The first section of the show presents Soutine as "the primitive," an outsider whose vibrant, pulsating canvases were the spirited offspring of his impoverished upbringing in the Jewish shtetl of Smilovitchi. Though he studied in Vilna (dubbed Jerusalem of the East for its sophisticated Jewish cultural life at the time) and in Paris after he moved there in 1913, Soutine had an edgy, vertiginous style that French critics described as untutored, raw and intuitive. He was their "Necessary Wild Man," as Simon Schama put it in a New Yorker review of the exhibition, an innocent loosely aligned with the likes of Modigliani, Utrillo and Chagall. In 1922, Philadelphia-based collector Albert Barnes saw Soutine's work on a trip to Paris and instantly bought 52 paintings, legitimizing the artist's reputation in France and the U.S.
By the late 1920s, when Soutine had his first solo show in Paris, his identity had begun to be reshaped. Cubism and other cerebral strains of abstraction were gaining a firm foothold in Europe, too firm for defenders of traditional painting, who seized upon Soutine's work as an example of classic French art. In their eyes, Soutine's landscapes, portraits and still lifes demonstrated the continuing vitality of representational painting, an art born of passion rather than the intellect.
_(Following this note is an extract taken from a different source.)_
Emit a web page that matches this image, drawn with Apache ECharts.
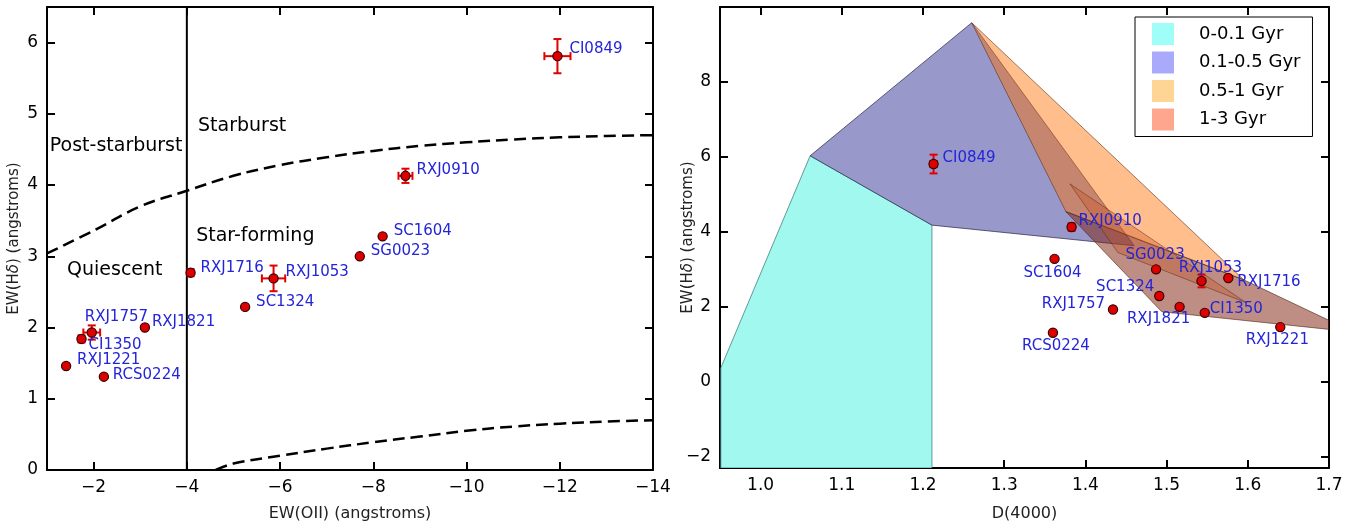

Part 2 of the exhibition makes a case for Soutine "the master," heir to Chardin and Rembrandt. Soutine's extraordinary paintings of hanging chickens, dead fish and slabs of beef from the mid-1920s derive directly from the earlier artists and are Soutine at his sensational, palpable, visceral best.
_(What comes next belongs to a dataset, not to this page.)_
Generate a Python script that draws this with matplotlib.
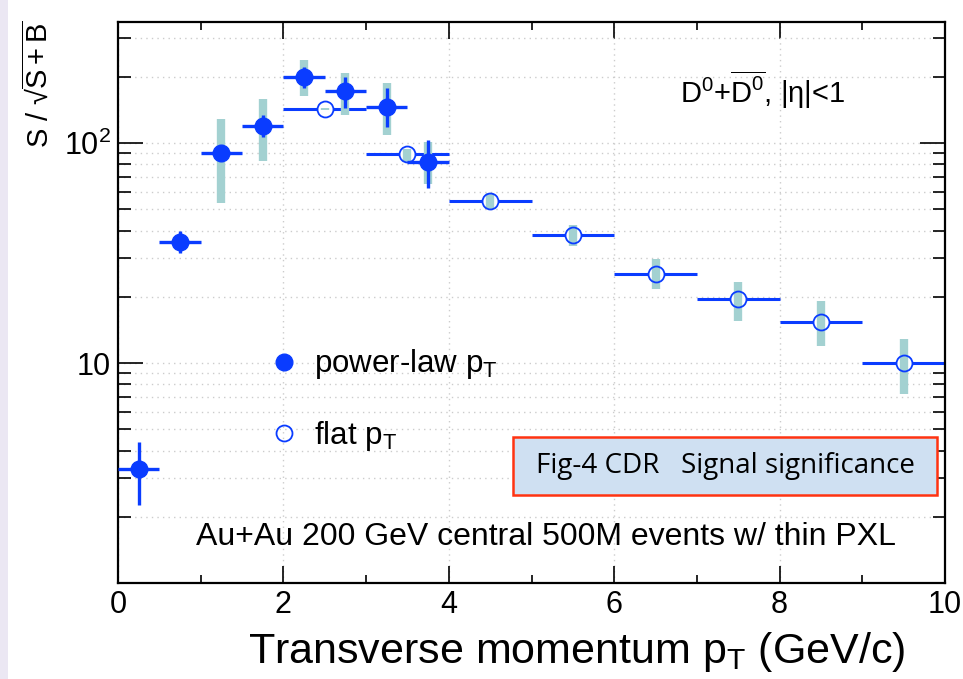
import matplotlib
matplotlib.use("Agg")
import matplotlib.pyplot as plt
import numpy as np
from matplotlib.patches import Rectangle
from matplotlib.ticker import FixedLocator, NullFormatter

plt.rcParams['font.family'] = ['Liberation Sans', 'DejaVu Sans']
plt.rcParams['mathtext.fontset'] = 'custom'
plt.rcParams['mathtext.rm'] = 'Liberation Sans'
plt.rcParams['mathtext.it'] = 'Liberation Sans:italic'
plt.rcParams['mathtext.bf'] = 'Liberation Sans:bold'

# ---------------- data ----------------
# power-law pT (filled)
pl_x = [0.25, 0.75, 1.25, 1.75, 2.25, 2.75, 3.25, 3.75]
pl_y = [3.3, 35.6, 89.8, 119.5, 200, 172, 146, 82.2]
pl_stat_lo = [2.26, 31.6, 84, 107, 177, 144, 118, 62.2]
pl_stat_hi = [4.39, 40.0, 95, 134, 222, 199, 177, 103]
pl_sys_lo = [np.nan, np.nan, 53.6, 83.2, 164, 134, 109, 65]
pl_sys_hi = [np.nan, np.nan, 128, 158, 238, 208, 188, 101]
pl_xerr = 0.25

# flat pT (open)
fl_x = [2.5, 3.5, 4.5, 5.5, 6.5, 7.5, 8.5, 9.5]
fl_y = [143, 89.4, 54.5, 38.3, 25.4, 19.5, 15.4, 10.0]
fl_sys_lo = [141, 82.2, 50.0, 34.1, 21.6, 15.5, 11.9, 7.2]
fl_sys_hi = [145, 94.0, 59.5, 42.4, 29.6, 23.3, 19.1, 12.9]
fl_xerr = 0.5

x_ticks = [0, 2, 4, 6, 8, 10]
x_tick_labels = ['0', '2', '4', '6', '8', '10']
y_ticks = [10, 100]
y_tick_labels = ['10', '$10^{2}$']

BLUE = '#0a3cff'
TEAL = '#a3d1d1'

fig = plt.figure(figsize=(9.63, 6.79), dpi=100)
fig.patch.set_facecolor('white')
# light lavender strip at the left edge
fig.patches.append(Rectangle((0, 0), 8/963, 1, transform=fig.transFigure,
                             facecolor='#ebe7f3', edgecolor='none', zorder=0))

ax = fig.add_axes([118/963, 1-583/679, 827/963, 561/679])
ax.set_yscale('log')
ax.set_xlim(0, 10)
ax.set_ylim(1, 355)

ax.set_xticks(x_ticks)
ax.set_xticklabels(x_tick_labels)
ax.xaxis.set_minor_locator(FixedLocator([1, 3, 5, 7, 9]))
ax.set_yticks(y_ticks)
ax.set_yticklabels(y_tick_labels)
ax.yaxis.set_minor_locator(FixedLocator([2, 3, 4, 5, 6, 7, 8, 9, 20, 30, 40, 50, 60, 70, 80, 90, 200, 300]))
ax.yaxis.set_minor_formatter(NullFormatter())
ax.grid(True, which='major', axis='x', color='#cccccc', linestyle=(0, (1, 3)), linewidth=1)
ax.grid(True, which='both', axis='y', color='#cccccc', linestyle=(0, (1, 3)), linewidth=1)
ax.set_axisbelow(True)

ax.tick_params(which='both', direction='in', top=True, right=True, colors='black', width=1.2)
ax.tick_params(axis='x', which='major', length=12, labelsize=22, pad=5)
ax.tick_params(axis='x', which='minor', length=6)
ax.tick_params(axis='y', which='major', length=18, labelsize=22, pad=5)
ax.tick_params(axis='y', which='minor', length=9)
for s in ax.spines.values():
    s.set_linewidth(1.6)

# ---- flat pT (open circles) ----
fl_y_a = np.array(fl_y)
ax.errorbar(fl_x, fl_y, xerr=fl_xerr, fmt='none', ecolor=BLUE, elinewidth=2.2,
            capsize=0, zorder=2)
ax.plot(fl_x, fl_y, 'o', ms=11.5, mfc='white', mec='none', zorder=3)
ax.errorbar(fl_x, fl_y, yerr=[fl_y_a - np.array(fl_sys_lo), np.array(fl_sys_hi) - fl_y_a],
            fmt='none', ecolor=TEAL, elinewidth=6, capsize=0, zorder=4)
h_flat, = ax.plot(fl_x, fl_y, 'o', ms=11.5, mfc='none', mec=BLUE, mew=1.3, zorder=5)

# ---- power-law pT (filled) ----
pl_y_a = np.array(pl_y)
ax.errorbar(pl_x, pl_y, yerr=[pl_y_a - np.array(pl_sys_lo), np.array(pl_sys_hi) - pl_y_a],
            fmt='none', ecolor=TEAL, elinewidth=6, capsize=0, zorder=6)
ax.errorbar(pl_x, pl_y, xerr=pl_xerr,
            yerr=[pl_y_a - np.array(pl_stat_lo), np.array(pl_stat_hi) - pl_y_a],
            fmt='none', ecolor=BLUE, elinewidth=2.4, capsize=0, zorder=7)
h_pl, = ax.plot(pl_x, pl_y, 'o', ms=12, mfc=BLUE, mec=BLUE, zorder=8)

# legend
leg = ax.legend([h_pl, h_flat], ['power-law p$_\\mathrm{T}$', 'flat p$_\\mathrm{T}$'],
                loc='upper left', bbox_to_anchor=(0.148, 0.47), frameon=False,
                fontsize=22.5, handlelength=1.0, handletextpad=0.45, labelspacing=1.2,
                numpoints=1)

# labels
ax.set_ylabel('S / √$\\overline{\\mathrm{S+B}}$', fontsize=21, loc='top')
ax.yaxis.set_label_coords(-0.078, 1.003)
ax.set_xlabel('Transverse momentum p$_\\mathrm{T}$ (GeV/c)', fontsize=31, loc='right')
ax.xaxis.set_label_coords(0.952, -0.083)

ax.text(0.779, 0.879, '$\\mathrm{D^0}$+$\\overline{\\mathrm{D^0}}$, |η|<1', transform=ax.transAxes,
        fontsize=21, ha='center', va='center')
ax.text(0.5175, 0.082, 'Au+Au 200 GeV central 500M events w/ thin PXL', transform=ax.transAxes,
        fontsize=23, ha='center', va='center')

# annotation box
fig.patches.append(Rectangle((513/963, 1-495/679), (937-513)/963, (495-437)/679,
                             transform=fig.transFigure, facecolor='#cfe0f2',
                             edgecolor='#ff3311', linewidth=1.8, zorder=10))
fig.text((513+937)/2/963, 1-466/679, 'Fig-4 CDR   Signal significance', fontsize=20,
         family=['Open Sans', 'DejaVu Sans'], ha='center', va='center', zorder=11)

fig.savefig('out.png', dpi=100)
With the outbreak of war, Soutine's movement became restricted, and to avoid deportation, he and his mistress went into hiding in the countryside. The third phase of his identity continued to evolve even after his death of complications from a perforated ulcer. Soutine "the prophet" paved the way for Abstract Expressionism with his vigorous, gestural handling of paint and his extreme emotional intensity. The New York School was highly receptive to the tragic aura that surrounded Soutine, especially after the Holocaust, and recognized in him a kindred regard for the importance of painting as process, rooted in primitive, unconscious impulses.
A retrospective of Soutine's work at the Museum of Modern Art in New York in 1950 consummated the bond between the prewar figure and the postwar generation of painters. Artist Jack Tworkov, reviewing the MOMA show for ARTnews magazine, praised Soutine in terms that say as much about Abstract Expressionist concerns of the day as they do about Soutine. His work, Tworkov wrote, "expresses his tragic anxiety, his constant brooding over being and not-being, over bloom and decay, over life and death."
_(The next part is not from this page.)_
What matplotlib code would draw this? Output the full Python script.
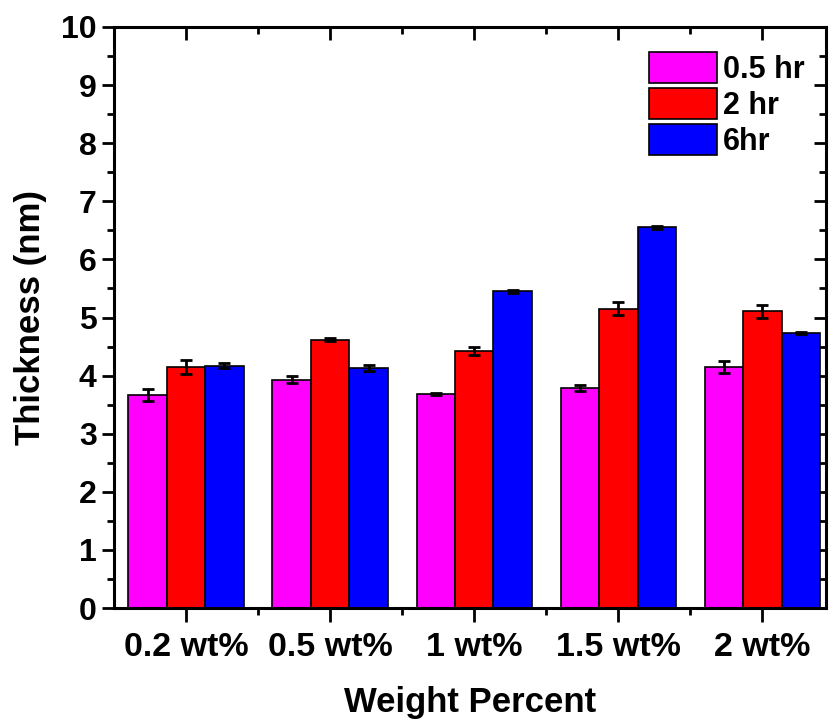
import numpy as np
import matplotlib.pyplot as plt
from matplotlib.ticker import MultipleLocator, FixedLocator

plt.rcParams['font.family'] = ['Liberation Sans', 'DejaVu Sans']
plt.rcParams['font.weight'] = 'bold'

# Datos
categorias = ['0.2 wt%', '0.5 wt%', '1 wt%', '1.5 wt%', '2 wt%']
series = ['0.5 hr', '2 hr', '6hr']
t05 = [3.67, 3.93, 3.68, 3.79, 4.15]
t05_err = [0.10, 0.06, 0.02, 0.05, 0.10]
t2 = [4.15, 4.62, 4.43, 5.15, 5.11]
t2_err = [0.12, 0.03, 0.07, 0.11, 0.11]
t6 = [4.17, 4.13, 5.45, 6.55, 4.73]
t6_err = [0.04, 0.05, 0.02, 0.02, 0.02]
colores = ['#ff00ff', '#ff0000', '#0000ff']

fig = plt.figure(figsize=(8.3, 7.23), dpi=100)
ax = fig.add_axes([0.1373, 0.159, 0.8577, 0.8037])

x = np.arange(len(categorias))
w = 0.8 / 3
for i, (v, e) in enumerate([(t05, t05_err), (t2, t2_err), (t6, t6_err)]):
    ax.bar(x + (i - 1) * w, v, w, color=colores[i], edgecolor='black', linewidth=1.2,
           label=series[i], yerr=e, capsize=4.5,
           error_kw=dict(elinewidth=2, capthick=2, ecolor='black'))

ax.set_xlim(-0.5, 4.44)
ax.set_ylim(0, 10)
ax.set_xticks(x)
ax.set_xticklabels(categorias, fontsize=24.5, fontweight='bold')
ax.xaxis.set_minor_locator(FixedLocator(x[:-1] + 0.5))
ax.yaxis.set_major_locator(MultipleLocator(1))
ax.yaxis.set_minor_locator(MultipleLocator(0.5))
ax.tick_params(axis='y', labelsize=23, width=2, length=9, direction='out')
ax.tick_params(axis='y', which='minor', width=2, length=5)
ax.tick_params(axis='x', width=2, length=10, direction='out', pad=7)
ax.tick_params(axis='x', which='minor', width=2, length=5)
# ticks de arriba y derecha hacia adentro
ax2 = ax.secondary_xaxis('top')
ax2.set_xticks(x)
ax2.xaxis.set_minor_locator(FixedLocator(x[:-1] + 0.5))
ax2.tick_params(direction='in', width=2, length=9, labeltop=False)
ax2.tick_params(which='minor', direction='in', width=2, length=5)
ax2.set_xticklabels([])
ax3 = ax.secondary_yaxis('right')
ax3.yaxis.set_major_locator(MultipleLocator(1))
ax3.yaxis.set_minor_locator(MultipleLocator(0.5))
ax3.tick_params(direction='in', width=2, length=9, labelright=False)
ax3.tick_params(which='minor', direction='in', width=2, length=5)
ax.tick_params(which='both', top=False, right=False)
for s in ax.spines.values():
    s.set_linewidth(2.2)
ax2.spines['top'].set_visible(False)
ax3.spines['right'].set_visible(False)

ax.set_xlabel('Weight Percent', fontsize=25, fontweight='bold', labelpad=17)
ax.set_ylabel('Thickness (nm)', fontsize=25, fontweight='bold', labelpad=10)

ax.legend(loc='upper left', bbox_to_anchor=(0.752, 0.957), frameon=False,
          fontsize=22, handlelength=2.2, handleheight=1.2, labelspacing=0.1,
          handletextpad=0.2, borderpad=0, borderaxespad=0)

plt.savefig('out.png', dpi=100)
Kleeblatt and Silver's tripartite take on Soutine was hailed by the Sunday Times of London as "one of the most intensely pleasurable exhibitions of the decade." Peter Schjeldahl, writing for the Village Voice, called the show of some 55 paintings "revelatory, must-see." Other critics have mildly rebuked it for being chronologically impaired, but, the curators agree, shaking up the conventional form of the retrospective was bound to ruffle feathers.
"If what you're looking for is the reassurance of biography, this isn't the show where you're going to get it," Silver says. "Chronology is an obvious organizational principle. We all get born, we live and we die. The logic of it is undeniable." As art history goes, chronological treatment is habit, Silver notes, but not one that necessarily makes the experience of art more vivid.
Just as in other exhibitions, the art itself is the flesh and blood of the Soutine show. But "An Expressionist in Paris" goes further than any other show the curators can recall to put its own skeletal structure on display as well, the organizing principle that usually remains invisible, implicit.
"As a curator, you have this remarkable power," Kleeblatt explains. "Everything you do once you move the art out of the artist's studio is really a distortion of the experience of the work of art. We were cognizant of these issues, and of that sometimes awkward, frightening, heady power of the curator. Whichever way we present the work, there's going to be a distortion. What do we want to get across? What do we want to learn from this? We were also trying to think, what does the material tell you you should do with it?"
While art history as a discipline has broadened in the last 20 years to make room for contextual analysis in addition to traditional connoisseurship, Kleeblatt and Silver's approach to Soutine feels even more open-ended. It asks as many questions as it answers and has all the tell-tale self-reflexivity and indeterminacy of current Postmodern theory. But just as there isn't only one Soutine to point to, there never has been only one way to construct an artist's history.
"At first I thought this was a Postmodern idea," Kleeblatt recalls. "But I remember in graduate school that one of my professors, one of the generation of German-born art historians to teach here, talked about something called Rezeptionsgeschichte, reception history. So our new way was really a very old way of talking about art." *
* "An Expressionist in Paris: The Paintings of Chaim Soutine," L.A. County Museum of Art, 5905 Wilshire Blvd. Opens Sept. 20. Regular hours: Mondays, Tuesdays, Thursdays, noon-8 p.m.; Fridays, noon-9 p.m.; Saturdays and Sundays, 11 a.m.-8 p.m. Ends Jan. 4. Admission: adults, $7; students 18 and over with ID and seniors citizens 62 and over, $5; children, $1; ages 5 and under, free.